だが司が本当に渡したいプレゼントは、6年前のクリスマスイブに渡すつもりでいた指輪。
これまでずっと彼女の家にあったが、嵌められたことがないという指輪だ。
だから今夜その指輪を彼女の指に嵌めるつもりでいた。

「メリークリスマス。つくし。今まで哀しい思いをさせて悪かった。それから長い間ひとりにさせて悪かった。・・・それと、駿を産んでくたことに感謝する」

司は小さく頷いた女の左手を取り指輪を嵌めた。

「・・あたし、この指輪をアンタに嵌めてもらう日を待ってた。でもね、もしアンタが目を覚ましてまたあたしのことを忘れてたらどうしようと思った。あたしを忘れて駿のことなんてどうでもいいって思われたらどうしようって・・」

高校生の頃、司は彼女のことを忘れたことがある。
そして彼女に対し酷い言葉を吐いた。

「_んな訳ねぇだろ?俺が二度もお前のことを忘れるなんてこと許されるか?もしそんなことになるようなら俺は神を恨んでやる。それこそ、サンタのソリに乗って神のいる天まで飛んでって文句を言ってやる」

「バカ。サンタの存在なんて信じてないくせに何言ってるのよ」

「いや。
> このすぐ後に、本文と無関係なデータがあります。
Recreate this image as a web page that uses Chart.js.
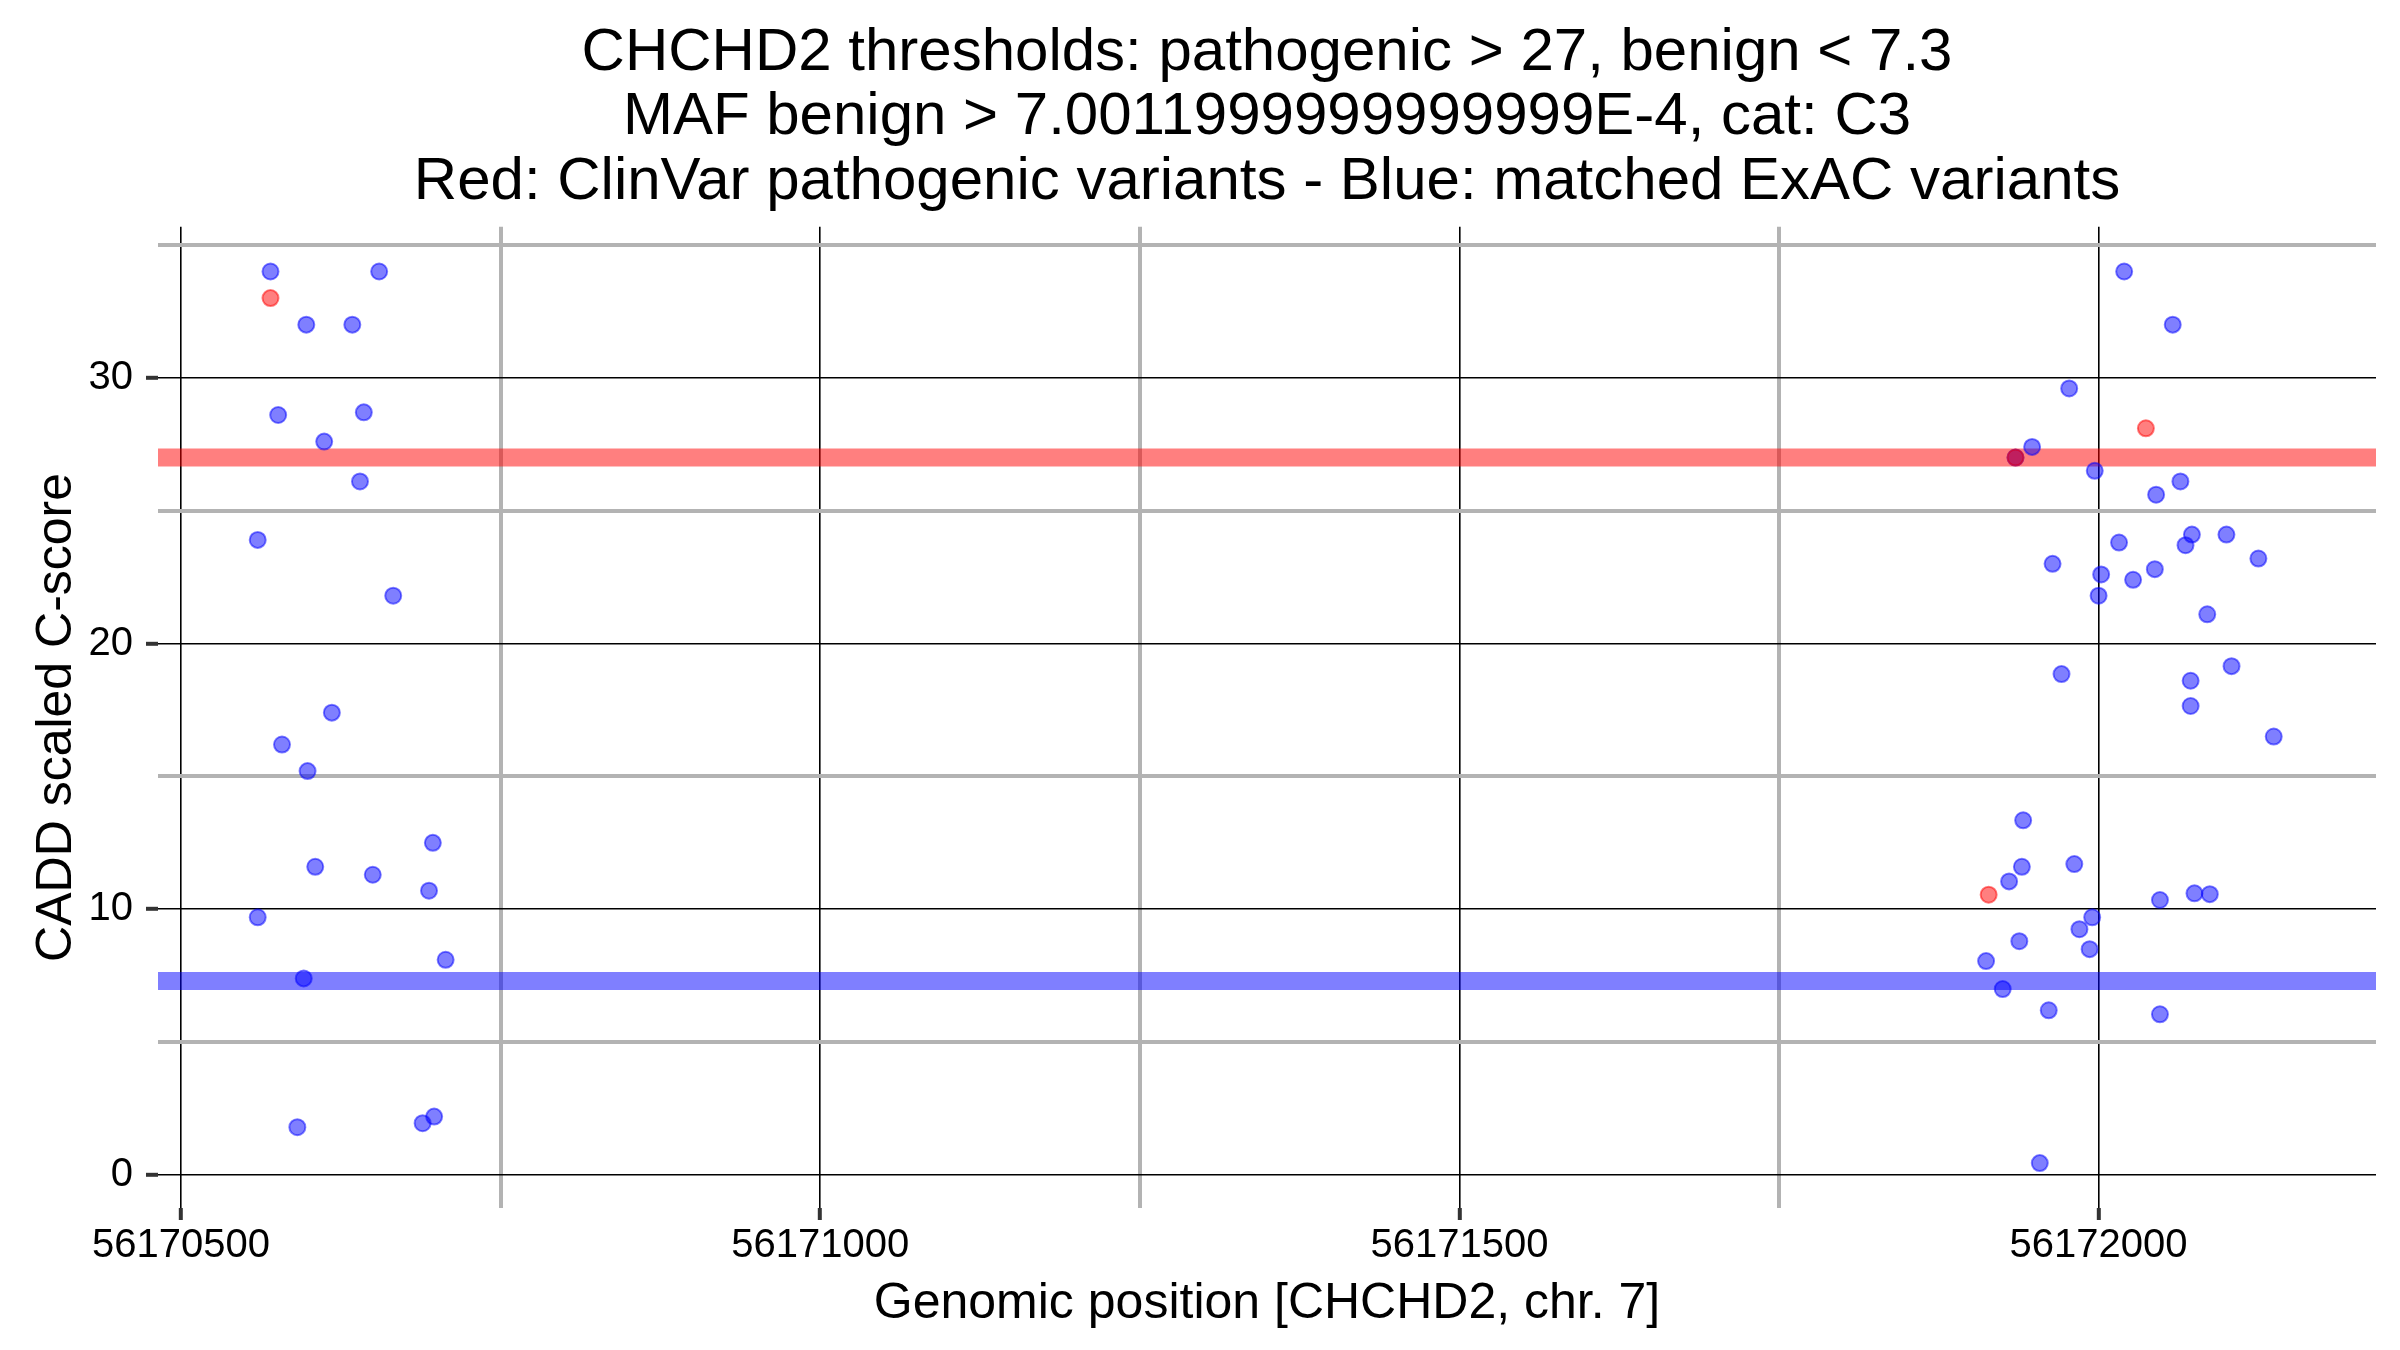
<!DOCTYPE html>
<html>
<head>
<meta charset="utf-8">
<script src="https://cdn.jsdelivr.net/npm/chart.js@4.4.1/dist/chart.umd.min.js"></script>
<style>
  html, body { margin: 0; padding: 0; background: #fff; }
  canvas { display: block; }
</style>
</head>
<body>
<canvas id="chart" width="2400" height="1350" style="width:2400px;height:1350px"></canvas>
<script>
const titleLines = [
    'CHCHD2 thresholds: pathogenic > 27, benign < 7.3',
    'MAF benign > 7.0011999999999999E-4, cat: C3',
    'Red: ClinVar pathogenic variants - Blue: matched ExAC variants'
];
const xTitle = 'Genomic position [CHCHD2, chr. 7]';
const yTitle = 'CADD scaled C-score';

const pathogenicThreshold = 27;
const benignThreshold = 7.3;

// axis ranges and ticks
const xMin = 56170482, xMax = 56172217;
const yMin = -1.24, yMax = 35.68;
const xMajorTicks = [56170500, 56171000, 56171500, 56172000];
const xMinorTicks = [56170750, 56171250, 56171750];
const yMajorTicks = [0, 10, 20, 30];
const yMinorTicks = [5, 15, 25, 35];

// matched ExAC variants (blue)
const exacPositions = [
    56170570, 56170655, 56170598, 56170634, 56170576, 56170643, 56170612, 56170640,
    56170560, 56170666, 56170618, 56170579, 56170599, 56170697, 56170605, 56170650,
    56170694, 56170560, 56170707, 56170596, 56170591, 56170689, 56170698,
    56172020, 56172058, 56171977, 56171948, 56171935, 56171997, 56172064, 56172045,
    56172073, 56172068, 56172100, 56172016, 56172125, 56171964, 56172002, 56172044,
    56172027, 56172000, 56172085, 56171971, 56172104, 56172072, 56172072, 56172137,
    56171941, 56171940, 56171981, 56171930, 56172048, 56172075, 56172087, 56171995,
    56171985, 56171938, 56171993, 56171912, 56171925, 56171961, 56172048, 56171954
];
const exacScores = [
    34.0, 34.0, 32.0, 32.0, 28.6, 28.7, 27.6, 26.1,
    23.9, 21.8, 17.4, 16.2, 15.2, 12.5, 11.6, 11.3,
    10.7, 9.7, 8.1, 7.4, 1.8, 1.95, 2.2,
    34.0, 32.0, 29.6, 27.4, 27.0, 26.5, 26.1, 25.6,
    24.1, 23.7, 24.1, 23.8, 23.2, 23.0, 22.6, 22.8,
    22.4, 21.8, 21.1, 18.85, 19.15, 18.6, 17.65, 16.5,
    13.35, 11.6, 11.7, 11.05, 10.35, 10.6, 10.57, 9.7,
    9.25, 8.8, 8.5, 8.05, 7.0, 6.2, 6.05, 0.45
];

// ClinVar pathogenic variants (red)
const clinvarPositions = [56170570, 56172037, 56171935, 56171914];
const clinvarScores = [33.0, 28.1, 27.0, 10.55];

const toPoints = (xs, ys) => xs.map((x, i) => ({ x: x, y: ys[i] }));

const xGridTicks = xMajorTicks.concat(xMinorTicks).sort((a, b) => a - b);
const yGridTicks = yMajorTicks.concat(yMinorTicks).sort((a, b) => a - b);

function gridStyle(majors) {
    const isMajor = ctx => ctx.tick && majors.includes(ctx.tick.value);
    return {
        color: ctx => isMajor(ctx) ? '#000000' : '#b3b3b3',
        lineWidth: ctx => isMajor(ctx) ? 1.6 : 4,
        tickColor: ctx => isMajor(ctx) ? '#333333' : 'rgba(0,0,0,0)',
        tickWidth: ctx => isMajor(ctx) ? 4 : 0,
        tickLength: 12
    };
}

Chart.defaults.font.family = '"Liberation Sans", Arial, sans-serif';
Chart.defaults.color = '#000';

new Chart(document.getElementById('chart').getContext('2d'), {
    type: 'scatter',
    data: {
        datasets: [
            {
                label: 'pathogenic threshold',
                data: [{ x: xMin, y: pathogenicThreshold }, { x: xMax, y: pathogenicThreshold }],
                showLine: true,
                borderColor: 'rgba(255,0,0,0.5)',
                borderWidth: 18,
                borderCapStyle: 'butt',
                pointRadius: 0,
                clip: 0,
                order: 3
            },
            {
                label: 'benign threshold',
                data: [{ x: xMin, y: benignThreshold }, { x: xMax, y: benignThreshold }],
                showLine: true,
                borderColor: 'rgba(0,0,255,0.5)',
                borderWidth: 18,
                borderCapStyle: 'butt',
                pointRadius: 0,
                clip: 0,
                order: 3
            },
            {
                label: 'matched ExAC variants',
                data: toPoints(exacPositions, exacScores),
                pointRadius: 8,
                pointBackgroundColor: 'rgba(0,0,255,0.5)',
                pointBorderColor: 'rgba(0,0,255,0.5)',
                pointBorderWidth: 2,
                order: 2
            },
            {
                label: 'ClinVar pathogenic variants',
                data: toPoints(clinvarPositions, clinvarScores),
                pointRadius: 8,
                pointBackgroundColor: 'rgba(255,0,0,0.5)',
                pointBorderColor: 'rgba(255,0,0,0.5)',
                pointBorderWidth: 2,
                order: 1
            }
        ]
    },
    options: {
        responsive: false,
        devicePixelRatio: 1,
        animation: false,
        layout: { padding: { left: 0, right: 24, top: 0, bottom: 0 } },
        plugins: {
            legend: { display: false },
            tooltip: { enabled: false },
            title: {
                display: true,
                fullSize: false,
                text: titleLines,
                color: '#000',
                font: { size: 60, weight: 'normal', lineHeight: 1.077 },
                padding: { top: 21, bottom: 12 }
            }
        },
        scales: {
            x: {
                type: 'linear',
                min: xMin,
                max: xMax,
                afterBuildTicks: s => { s.ticks = xGridTicks.map(v => ({ value: v })); },
                afterFit: s => { s.height = 142; },
                border: { display: false },
                grid: gridStyle(xMajorTicks),
                ticks: {
                    autoSkip: false,
                    maxRotation: 0,
                    padding: 2,
                    color: '#000',
                    font: { size: 40 },
                    callback: v => xMajorTicks.includes(v) ? String(v) : ''
                },
                title: {
                    display: true,
                    text: xTitle,
                    color: '#000',
                    font: { size: 50 },
                    padding: { top: 0, bottom: 16 }
                }
            },
            y: {
                type: 'linear',
                min: yMin,
                max: yMax,
                afterBuildTicks: s => { s.ticks = yGridTicks.map(v => ({ value: v })); },
                afterFit: s => { s.width = 158; },
                border: { display: false },
                grid: gridStyle(yMajorTicks),
                ticks: {
                    autoSkip: false,
                    padding: 13,
                    color: '#000',
                    font: { size: 40 },
                    callback: v => yMajorTicks.includes(v) ? String(v) : ''
                },
                title: {
                    display: true,
                    text: yTitle,
                    color: '#000',
                    font: { size: 50 },
                    padding: { top: 27, bottom: 0 }
                }
            }
        }
    }
});
</script>
</body>
</html>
俺は信じてる。駿が信じるものは俺も信じる。子供のいうことを信じてやれねぇ親は親じゃねぇだろ?」

親は何があっても子供のことを信じてやる。
世界でただ一人、無償の愛を与えることが出来るのは親だけなのだから。
今の司は息子の言うことならどんな望みでも叶えてやるし、信じてやることが出来る。

「・・でも突然親になって驚いたでしょ?」

「ああ。驚いたかって言われれば驚いたがすぐに驚きよりも嬉しさの方が上回った。それに俺にそっくりだってことにも驚いたが、我が子ってのは可愛いモンだってことに気付くに時間は掛からなかったな。けど性格はお前に似てるな?頑固そうだし、それに見ろよアレ」

そう言われ、ツリーの下でプレゼントが包まれた紙を丁寧に剥がす我が子の姿につくしは笑った。
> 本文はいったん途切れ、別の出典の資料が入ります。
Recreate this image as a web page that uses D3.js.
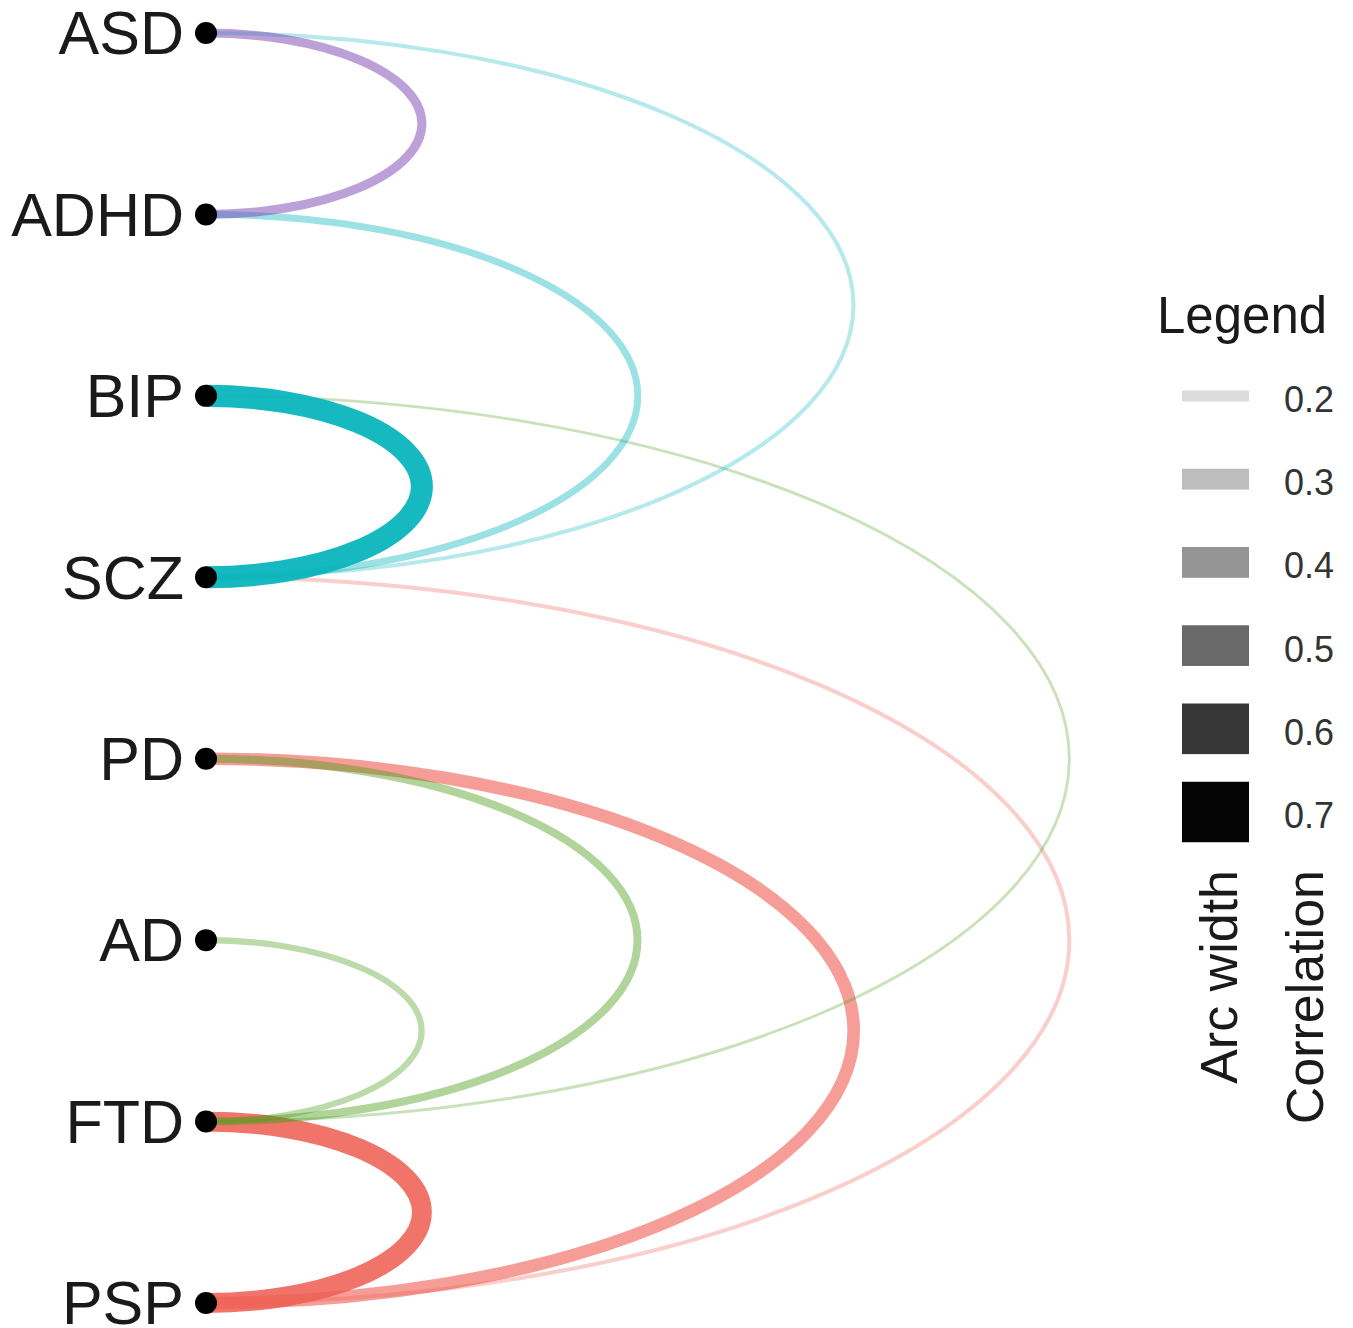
<!DOCTYPE html>
<html>
<head>
<meta charset="utf-8">
<script src="https://cdn.jsdelivr.net/npm/d3@7"></script>
<style>
  html, body { margin: 0; padding: 0; background: #fff; }
  svg { display: block; font-family: "Liberation Sans", Arial, sans-serif; }
</style>
</head>
<body>
<svg id="chart" width="1353" height="1328"></svg>
<script>
// ---- data ----
const nodes = ["ASD", "ADHD", "BIP", "SCZ", "PD", "AD", "FTD", "PSP"];

const edgeSource = ["PD",  "FTD", "SCZ", "PD",  "AD",  "BIP", "BIP", "ADHD", "ASD", "ASD"];
const edgeTarget = ["PSP", "PSP", "PSP", "FTD", "FTD", "FTD", "SCZ", "SCZ",  "SCZ", "ADHD"];
const edgeCorr   = [0.44,  0.64,  0.20,  0.31,  0.26,  0.17,  0.70,  0.28,   0.20,  0.34];
const edgeGroup  = ["red", "red", "red", "green","green","green","cyan","cyan","cyan","purple"];

const legendValues = [0.2, 0.3, 0.4, 0.5, 0.6, 0.7];
const legendTitle = "Legend";
const legendCaption = ["Arc width", "Correlation"];

// ---- styles ----
const groupColor = { red: "#EE5F53", green: "#509E1E", cyan: "#0AB5BC", purple: "#753CB0" };
const groupOrder = ["red", "green", "cyan", "purple"];

const svg = d3.select("#chart");

const y = d3.scalePoint().domain(nodes).range([33, 1303]);
const nodeX = 206;
const aspect = 2.38;

const widthScale = d3.scaleLinear().domain([0.2, 0.7]).range([4, 22]);
const alphaScale = d3.scaleLinear().domain([0.2, 0.7]).range([0.3, 0.95]).clamp(true);

const edges = edgeSource.map((s, i) => ({
  source: s, target: edgeTarget[i], corr: edgeCorr[i], group: edgeGroup[i]
}));
edges.sort((a, b) => {
  const g = groupOrder.indexOf(a.group) - groupOrder.indexOf(b.group);
  return g !== 0 ? g : b.corr - a.corr;
});

function arcPath(d) {
  const y0 = Math.min(y(d.source), y(d.target));
  const y1 = Math.max(y(d.source), y(d.target));
  const ry = (y1 - y0) / 2;
  const rx = ry * aspect;
  return `M${nodeX},${y0} A${rx},${ry} 0 0 1 ${nodeX},${y1}`;
}

svg.append("g").selectAll("path")
  .data(edges)
  .join("path")
  .attr("d", arcPath)
  .attr("fill", "none")
  .attr("stroke", d => groupColor[d.group])
  .attr("stroke-opacity", d => alphaScale(d.corr))
  .attr("stroke-width", d => widthScale(d.corr));

// nodes
const ng = svg.append("g");
ng.selectAll("circle")
  .data(nodes)
  .join("circle")
  .attr("cx", nodeX)
  .attr("cy", d => y(d))
  .attr("r", 11)
  .attr("fill", "#000");

ng.selectAll("text")
  .data(nodes)
  .join("text")
  .attr("x", 184)
  .attr("y", d => y(d))
  .attr("dy", "0.35em")
  .attr("text-anchor", "end")
  .attr("font-size", 61)
  .attr("fill", "#1a1a1a")
  .text(d => d);

// legend
const lg = svg.append("g");
lg.append("text")
  .attr("x", 1157)
  .attr("y", 333)
  .attr("font-size", 51)
  .attr("fill", "#1a1a1a")
  .text(legendTitle);

const ly = d3.scalePoint().domain(legendValues).range([396, 812]);
const legendFill = d3.scaleLinear()
  .domain([0.2, 0.3, 0.4, 0.5, 0.6, 0.7])
  .range(["#dcdcdc", "#bdbdbd", "#959595", "#696969", "#363636", "#050505"]);

lg.selectAll("rect")
  .data(legendValues)
  .join("rect")
  .attr("x", 1182)
  .attr("width", 67)
  .attr("y", d => ly(d) - widthScale(d) * 2.75 / 2)
  .attr("height", d => widthScale(d) * 2.75)
  .attr("fill", d => legendFill(d));

lg.selectAll("text.tick")
  .data(legendValues)
  .join("text")
  .attr("class", "tick")
  .attr("x", 1284)
  .attr("y", d => ly(d) + 3)
  .attr("dy", "0.36em")
  .attr("font-size", 36)
  .attr("fill", "#333")
  .text(d => d3.format(".1f")(d));

const capX = [1237, 1323];
lg.selectAll("text.cap")
  .data(legendCaption)
  .join("text")
  .attr("class", "cap")
  .attr("transform", (d, i) => `translate(${capX[i]},870) rotate(-90)`)
  .attr("text-anchor", "end")
  .attr("font-size", 52)
  .attr("fill", "#1a1a1a")
  .text(d => d);
</script>
</body>
</html>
「ああ、アレね?包装紙は再利用できるから丁寧に剥がすのよっていつも言ってるから」

勿体ないと言うのが口癖の女の教育は、ちゃんと我が子に伝えられているようだ。
だがそんな我が子の姿も愛おしいと感じる父親は、息子の母であるつくしを抱きしめた。
そしてただひと言言った。

「・・つくし。ありがとな」

「・・うん・・」

そう言って笑顔で流す涙は美しかった。












二人にはクリスマスツリーの下に置かれているプレゼントなどどうでもいい。
欲しかったのは、たった一人の人。
そして神が与えた宝物である男の子が司にとっては最高のプレゼント。

光が溢れる部屋の外は真っ白な雪が降り続いている。
それは冷たい雨ではなく、真っ白な雪。
そしてそれは、50年以上前のクリスマスイブに降った雪と同じ雪かもしれない。

いつだったか雪のように冷たい雨に打たれ、心が張り裂けそうな思いをしたことがあった。
だが、今降る雪は沢山の雪の結晶が作り出した柔らかな雪。
その雪は、街のざわめきを呑み込み、灰色の景色を真っ白に変える。
そして、今始まる二人の物語。
物語の始まりは遅れてきたが終わりが良ければそれでいい。
そう思う男は、今この瞬間の幸せを噛みしめながら、共に過ごせなかった時をどうやって取り戻そうかと考えていた。